• **Source data**:

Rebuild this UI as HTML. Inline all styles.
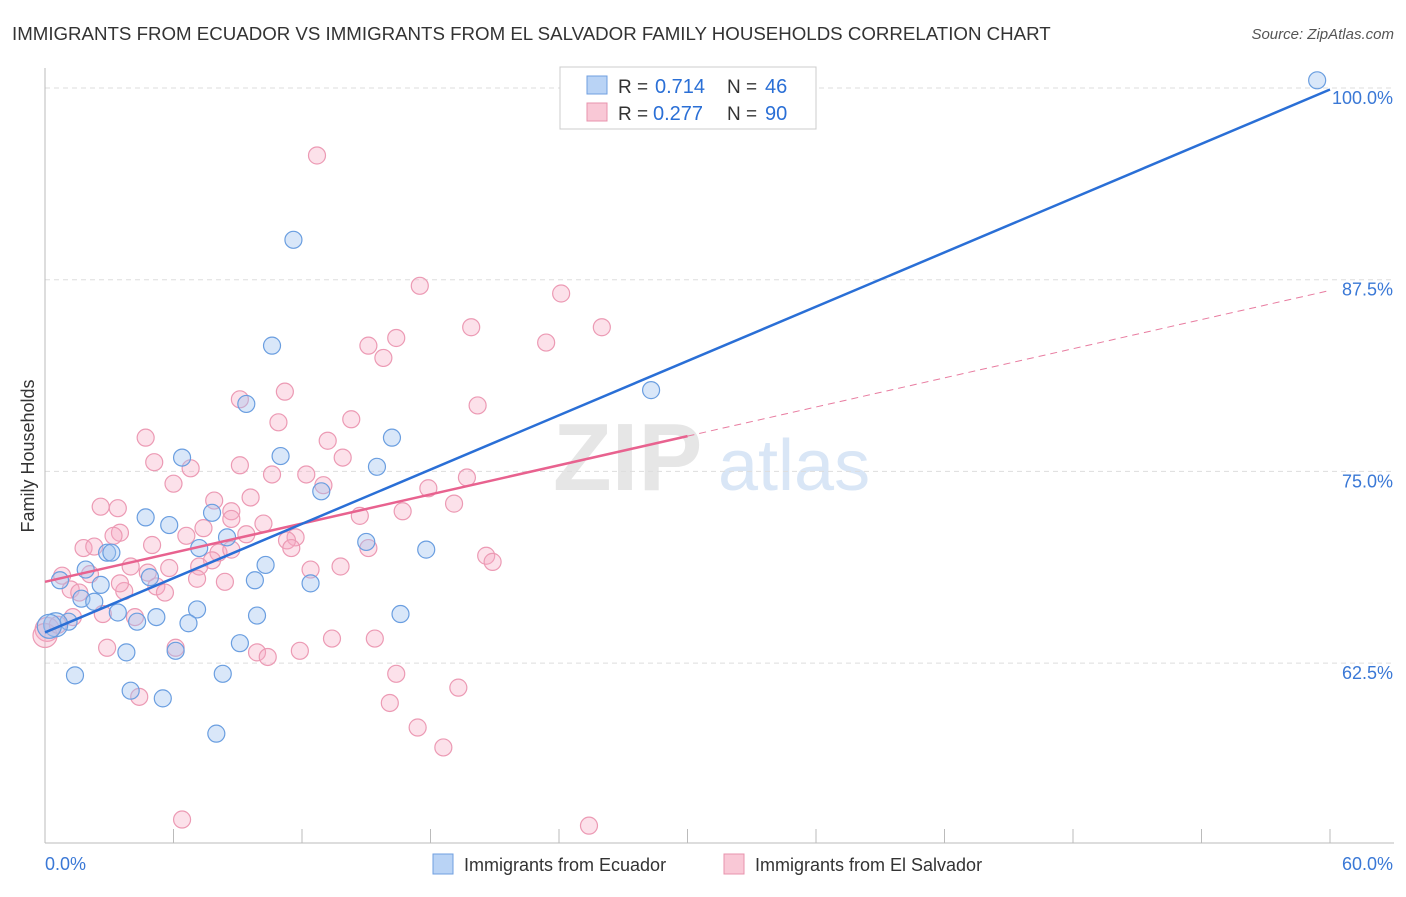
<!DOCTYPE html>
<html><head><meta charset="utf-8"><style>
body{margin:0;background:#fff;font-family:"Liberation Sans",sans-serif;}
svg text{font-family:"Liberation Sans",sans-serif;}
</style></head><body>
<svg width="1406" height="892" xmlns="http://www.w3.org/2000/svg" id="chart">
<text x="12" y="40" font-size="18.7" fill="#333">IMMIGRANTS FROM ECUADOR VS IMMIGRANTS FROM EL SALVADOR FAMILY HOUSEHOLDS CORRELATION CHART</text>
<text x="1394" y="39" font-size="15" fill="#555" font-style="italic" text-anchor="end">Source: ZipAtlas.com</text>
<text x="553" y="490" font-size="96" fill="#e6e6e6" font-family="Liberation Serif" font-weight="bold">ZIP</text>
<text x="718" y="490" font-size="72" fill="#d9e6f6">atlas</text>
<g id="grid"></g>
<g id="axes"></g>
<g id="pts"></g>
<g id="trend"></g>
<text transform="translate(34,456) rotate(-90)" font-size="18" fill="#333" text-anchor="middle">Family Households</text>
<g>
<rect x="560" y="67" width="256" height="62" fill="#fff" stroke="#ccc"/>
<rect x="587" y="76" width="20" height="18" fill="#b9d3f5" stroke="#6f9fe0"/>
<rect x="587" y="103" width="20" height="18" fill="#f9c8d6" stroke="#e893ad"/>
<text x="618" y="93" font-size="19" fill="#333">R =</text>
<text x="655" y="93" font-size="20" fill="#2a6fd6">0.714</text>
<text x="727" y="93" font-size="19" fill="#333">N =</text>
<text x="765" y="93" font-size="20" fill="#2a6fd6">46</text>
<text x="618" y="120" font-size="19" fill="#333">R =</text>
<text x="653" y="120" font-size="20" fill="#2a6fd6">0.277</text>
<text x="727" y="120" font-size="19" fill="#333">N =</text>
<text x="765" y="120" font-size="20" fill="#2a6fd6">90</text>
</g>
<g>
<rect x="433" y="854" width="20" height="20" fill="#b9d3f5" stroke="#6f9fe0"/>
<text x="464" y="871" font-size="18" fill="#333">Immigrants from Ecuador</text>
<rect x="724" y="854" width="20" height="20" fill="#f9c8d6" stroke="#e893ad"/>
<text x="755" y="871" font-size="18" fill="#333">Immigrants from El Salvador</text>
</g>
</svg>
<script>
const yTicks=[100,87.5,75,62.5];
const yTickLabels=["100.0%","87.5%","75.0%","62.5%"];
const ecuadorX=[59.4,11.6,10.6,28.3,9.4,16.2,6.4,11.0,15.5,12.9,4.7,7.8,5.8,8.5,7.2,15.0,17.8,2.9,3.1,10.3,1.9,4.9,0.7,2.6,9.8,12.4,1.7,2.3,7.1,3.4,9.9,5.2,4.3,16.6,6.7,1.1,0.5,0.2,9.1,3.8,6.1,1.4,8.3,4.0,5.5,8.0];
const ecuadorY=[100.5,90.1,83.2,80.3,79.4,77.2,75.9,76.0,75.3,73.7,72.0,72.3,71.5,70.7,70.0,70.4,69.9,69.7,69.7,68.9,68.6,68.1,67.9,67.6,67.9,67.7,66.7,66.5,66.0,65.8,65.6,65.5,65.2,65.7,65.1,65.2,65.0,64.9,63.8,63.2,63.3,61.7,61.8,60.7,60.2,57.9];
const salvadorX=[12.7,17.5,24.1,26.0,19.9,23.4,16.4,15.1,15.8,11.2,9.1,20.2,14.3,10.9,4.7,13.2,13.9,5.1,9.1,6.8,10.6,12.2,6.0,19.7,13.0,17.9,7.9,9.6,2.6,3.4,19.1,16.7,8.7,14.7,10.2,7.4,3.5,3.2,11.7,11.3,6.6,5.0,9.4,1.8,2.3,15.1,8.1,11.5,8.7,7.8,7.2,20.6,20.9,4.0,13.8,12.4,5.8,0.8,2.1,7.1,8.4,5.2,5.6,1.2,1.6,3.7,2.7,4.2,1.3,0.1,0.0,6.1,2.9,13.4,15.4,9.9,11.9,10.4,16.4,19.3,4.4,16.1,17.4,18.6,6.4,25.4,0.6,3.5,8.7,4.8];
const salvadorY=[95.6,87.1,86.6,84.4,84.4,83.4,83.7,83.2,82.4,80.2,79.7,79.3,78.4,78.2,77.2,77.0,75.9,75.6,75.4,75.2,74.8,74.8,74.2,74.6,74.1,73.9,73.1,73.3,72.7,72.6,72.9,72.4,72.4,72.1,71.6,71.3,71.0,70.8,70.7,70.5,70.8,70.2,70.9,70.0,70.1,70.0,69.7,70.0,69.9,69.2,68.8,69.5,69.1,68.8,68.8,68.6,68.7,68.2,68.3,68.0,67.8,67.5,67.1,67.3,67.1,67.2,65.7,65.5,65.5,64.7,64.3,63.5,63.5,64.1,64.1,63.2,63.3,62.9,61.8,60.9,60.3,59.9,58.3,57.0,52.3,51.9,65.0,67.7,71.9,68.4];
const ecuadorTrend=[64.5,99.9];
const salvadorTrend=[67.8,86.8];
const salvadorSolidEnd=30;

const NS="http://www.w3.org/2000/svg";
const X=v=>45+v/60*1285;
const Y=v=>88+(100-v)*15.336;
function mk(tag,at,parent){const e=document.createElementNS(NS,tag);for(const k in at)e.setAttribute(k,at[k]);document.getElementById(parent).appendChild(e);return e;}
yTicks.forEach((t,i)=>{
  const l=mk('line',{x1:45,x2:1394,y1:Y(t),y2:Y(t),stroke:'#ddd','stroke-dasharray':'5,4'},'grid');
  
  
  const tx=mk('text',{x:1393,y:Y(t)+16,'font-size':18,fill:'#3a78d6','text-anchor':'end'},'axes');
  tx.textContent=yTickLabels[i];
  
  
});
mk('line',{x1:45,x2:45,y1:68,y2:843,stroke:'#bbb'},'axes');
mk('line',{x1:45,x2:1394,y1:843,y2:843,stroke:'#bbb'},'axes');
for(let i=0;i<=10;i++){const x=45+i*128.5;mk('line',{x1:x,x2:x,y1:829,y2:843,stroke:'#bbb'},'axes');}
const xl0=mk('text',{x:45,y:870,'font-size':18,fill:'#3a78d6'},'axes');xl0.textContent='0.0%';


const xl1=mk('text',{x:1393,y:870,'font-size':18,fill:'#3a78d6','text-anchor':'end'},'axes');xl1.textContent='60.0%';


salvadorX.forEach((v,i)=>{
  const c=mk('circle',{cx:X(v),cy:Y(salvadorY[i]),r:(i==70||i==69)?12:8.5,fill:'rgba(245,170,195,0.35)',stroke:'#ec9ab4','stroke-width':1.2},'pts');
  
  
});
ecuadorX.forEach((v,i)=>{
  const c=mk('circle',{cx:X(v),cy:Y(ecuadorY[i]),r:(i==37||i==36)?12:8.5,fill:'rgba(160,195,240,0.4)',stroke:'#6a9ee0','stroke-width':1.2},'pts');
  
  
});
const sy=x=>salvadorTrend[0]+(salvadorTrend[1]-salvadorTrend[0])*x/60;
let t1=mk('line',{x1:X(salvadorSolidEnd),y1:Y(sy(salvadorSolidEnd)),x2:X(60),y2:Y(sy(60)),stroke:'#e87ca0','stroke-width':1,'stroke-dasharray':'7,5'},'trend');


let t2=mk('line',{x1:X(0),y1:Y(sy(0)),x2:X(salvadorSolidEnd),y2:Y(sy(salvadorSolidEnd)),stroke:'#e8628f','stroke-width':2.5},'trend');


let t3=mk('line',{x1:X(0),y1:Y(ecuadorTrend[0]),x2:X(60),y2:Y(ecuadorTrend[1]),stroke:'#2a6fd6','stroke-width':2.5},'trend');


</script>
</body></html>
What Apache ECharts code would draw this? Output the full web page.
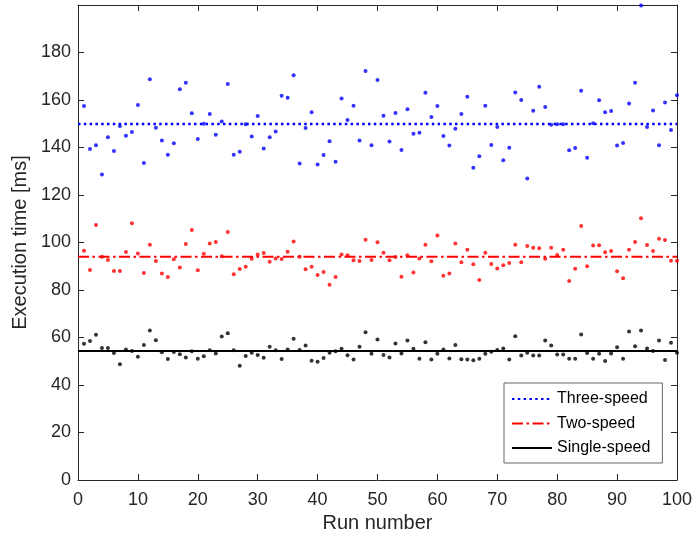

• **What you will do**: Copy the records word for word, leaving no picture in the copy.

• **Task output**:
Rebuild this UI as HTML. Inline all styles.
<!DOCTYPE html>
<html><head><meta charset="utf-8"><style>
body{margin:0;background:#fff;font-family:"Liberation Sans",sans-serif;}
svg text{font-family:"Liberation Sans",sans-serif;}
</style></head><body>
<svg width="1406" height="892" xmlns="http://www.w3.org/2000/svg" id="chart">
<text x="12" y="40" font-size="18.7" fill="#333">IMMIGRANTS FROM ECUADOR VS IMMIGRANTS FROM EL SALVADOR FAMILY HOUSEHOLDS CORRELATION CHART</text>
<text x="1394" y="39" font-size="15" fill="#555" font-style="italic" text-anchor="end">Source: ZipAtlas.com</text>
<text x="553" y="490" font-size="96" fill="#e6e6e6" font-family="Liberation Serif" font-weight="bold">ZIP</text>
<text x="718" y="490" font-size="72" fill="#d9e6f6">atlas</text>
<g id="grid"></g>
<g id="axes"></g>
<g id="pts"></g>
<g id="trend"></g>
<text transform="translate(34,456) rotate(-90)" font-size="18" fill="#333" text-anchor="middle">Family Households</text>
<g>
<rect x="560" y="67" width="256" height="62" fill="#fff" stroke="#ccc"/>
<rect x="587" y="76" width="20" height="18" fill="#b9d3f5" stroke="#6f9fe0"/>
<rect x="587" y="103" width="20" height="18" fill="#f9c8d6" stroke="#e893ad"/>
<text x="618" y="93" font-size="19" fill="#333">R =</text>
<text x="655" y="93" font-size="20" fill="#2a6fd6">0.714</text>
<text x="727" y="93" font-size="19" fill="#333">N =</text>
<text x="765" y="93" font-size="20" fill="#2a6fd6">46</text>
<text x="618" y="120" font-size="19" fill="#333">R =</text>
<text x="653" y="120" font-size="20" fill="#2a6fd6">0.277</text>
<text x="727" y="120" font-size="19" fill="#333">N =</text>
<text x="765" y="120" font-size="20" fill="#2a6fd6">90</text>
</g>
<g>
<rect x="433" y="854" width="20" height="20" fill="#b9d3f5" stroke="#6f9fe0"/>
<text x="464" y="871" font-size="18" fill="#333">Immigrants from Ecuador</text>
<rect x="724" y="854" width="20" height="20" fill="#f9c8d6" stroke="#e893ad"/>
<text x="755" y="871" font-size="18" fill="#333">Immigrants from El Salvador</text>
</g>
</svg>
<script>
const yTicks=[100,87.5,75,62.5];
const yTickLabels=["100.0%","87.5%","75.0%","62.5%"];
const ecuadorX=[59.4,11.6,10.6,28.3,9.4,16.2,6.4,11.0,15.5,12.9,4.7,7.8,5.8,8.5,7.2,15.0,17.8,2.9,3.1,10.3,1.9,4.9,0.7,2.6,9.8,12.4,1.7,2.3,7.1,3.4,9.9,5.2,4.3,16.6,6.7,1.1,0.5,0.2,9.1,3.8,6.1,1.4,8.3,4.0,5.5,8.0];
const ecuadorY=[100.5,90.1,83.2,80.3,79.4,77.2,75.9,76.0,75.3,73.7,72.0,72.3,71.5,70.7,70.0,70.4,69.9,69.7,69.7,68.9,68.6,68.1,67.9,67.6,67.9,67.7,66.7,66.5,66.0,65.8,65.6,65.5,65.2,65.7,65.1,65.2,65.0,64.9,63.8,63.2,63.3,61.7,61.8,60.7,60.2,57.9];
const salvadorX=[12.7,17.5,24.1,26.0,19.9,23.4,16.4,15.1,15.8,11.2,9.1,20.2,14.3,10.9,4.7,13.2,13.9,5.1,9.1,6.8,10.6,12.2,6.0,19.7,13.0,17.9,7.9,9.6,2.6,3.4,19.1,16.7,8.7,14.7,10.2,7.4,3.5,3.2,11.7,11.3,6.6,5.0,9.4,1.8,2.3,15.1,8.1,11.5,8.7,7.8,7.2,20.6,20.9,4.0,13.8,12.4,5.8,0.8,2.1,7.1,8.4,5.2,5.6,1.2,1.6,3.7,2.7,4.2,1.3,0.1,0.0,6.1,2.9,13.4,15.4,9.9,11.9,10.4,16.4,19.3,4.4,16.1,17.4,18.6,6.4,25.4,0.6,3.5,8.7,4.8];
const salvadorY=[95.6,87.1,86.6,84.4,84.4,83.4,83.7,83.2,82.4,80.2,79.7,79.3,78.4,78.2,77.2,77.0,75.9,75.6,75.4,75.2,74.8,74.8,74.2,74.6,74.1,73.9,73.1,73.3,72.7,72.6,72.9,72.4,72.4,72.1,71.6,71.3,71.0,70.8,70.7,70.5,70.8,70.2,70.9,70.0,70.1,70.0,69.7,70.0,69.9,69.2,68.8,69.5,69.1,68.8,68.8,68.6,68.7,68.2,68.3,68.0,67.8,67.5,67.1,67.3,67.1,67.2,65.7,65.5,65.5,64.7,64.3,63.5,63.5,64.1,64.1,63.2,63.3,62.9,61.8,60.9,60.3,59.9,58.3,57.0,52.3,51.9,65.0,67.7,71.9,68.4];
const ecuadorTrend=[64.5,99.9];
const salvadorTrend=[67.8,86.8];
const salvadorSolidEnd=30;

const NS="http://www.w3.org/2000/svg";
const X=v=>45+v/60*1285;
const Y=v=>88+(100-v)*15.336;
function mk(tag,at,parent){const e=document.createElementNS(NS,tag);for(const k in at)e.setAttribute(k,at[k]);document.getElementById(parent).appendChild(e);return e;}
yTicks.forEach((t,i)=>{
  const l=mk('line',{x1:45,x2:1394,y1:Y(t),y2:Y(t),stroke:'#ddd','stroke-dasharray':'5,4'},'grid');
  
  
  const tx=mk('text',{x:1393,y:Y(t)+16,'font-size':18,fill:'#3a78d6','text-anchor':'end'},'axes');
  tx.textContent=yTickLabels[i];
  
  
});
mk('line',{x1:45,x2:45,y1:68,y2:843,stroke:'#bbb'},'axes');
mk('line',{x1:45,x2:1394,y1:843,y2:843,stroke:'#bbb'},'axes');
for(let i=0;i<=10;i++){const x=45+i*128.5;mk('line',{x1:x,x2:x,y1:829,y2:843,stroke:'#bbb'},'axes');}
const xl0=mk('text',{x:45,y:870,'font-size':18,fill:'#3a78d6'},'axes');xl0.textContent='0.0%';


const xl1=mk('text',{x:1393,y:870,'font-size':18,fill:'#3a78d6','text-anchor':'end'},'axes');xl1.textContent='60.0%';


salvadorX.forEach((v,i)=>{
  const c=mk('circle',{cx:X(v),cy:Y(salvadorY[i]),r:(i==70||i==69)?12:8.5,fill:'rgba(245,170,195,0.35)',stroke:'#ec9ab4','stroke-width':1.2},'pts');
  
  
});
ecuadorX.forEach((v,i)=>{
  const c=mk('circle',{cx:X(v),cy:Y(ecuadorY[i]),r:(i==37||i==36)?12:8.5,fill:'rgba(160,195,240,0.4)',stroke:'#6a9ee0','stroke-width':1.2},'pts');
  
  
});
const sy=x=>salvadorTrend[0]+(salvadorTrend[1]-salvadorTrend[0])*x/60;
let t1=mk('line',{x1:X(salvadorSolidEnd),y1:Y(sy(salvadorSolidEnd)),x2:X(60),y2:Y(sy(60)),stroke:'#e87ca0','stroke-width':1,'stroke-dasharray':'7,5'},'trend');


let t2=mk('line',{x1:X(0),y1:Y(sy(0)),x2:X(salvadorSolidEnd),y2:Y(sy(salvadorSolidEnd)),stroke:'#e8628f','stroke-width':2.5},'trend');


let t3=mk('line',{x1:X(0),y1:Y(ecuadorTrend[0]),x2:X(60),y2:Y(ecuadorTrend[1]),stroke:'#2a6fd6','stroke-width':2.5},'trend');


</script>
</body></html>
What Apache ECharts code would draw this? Output the full web page.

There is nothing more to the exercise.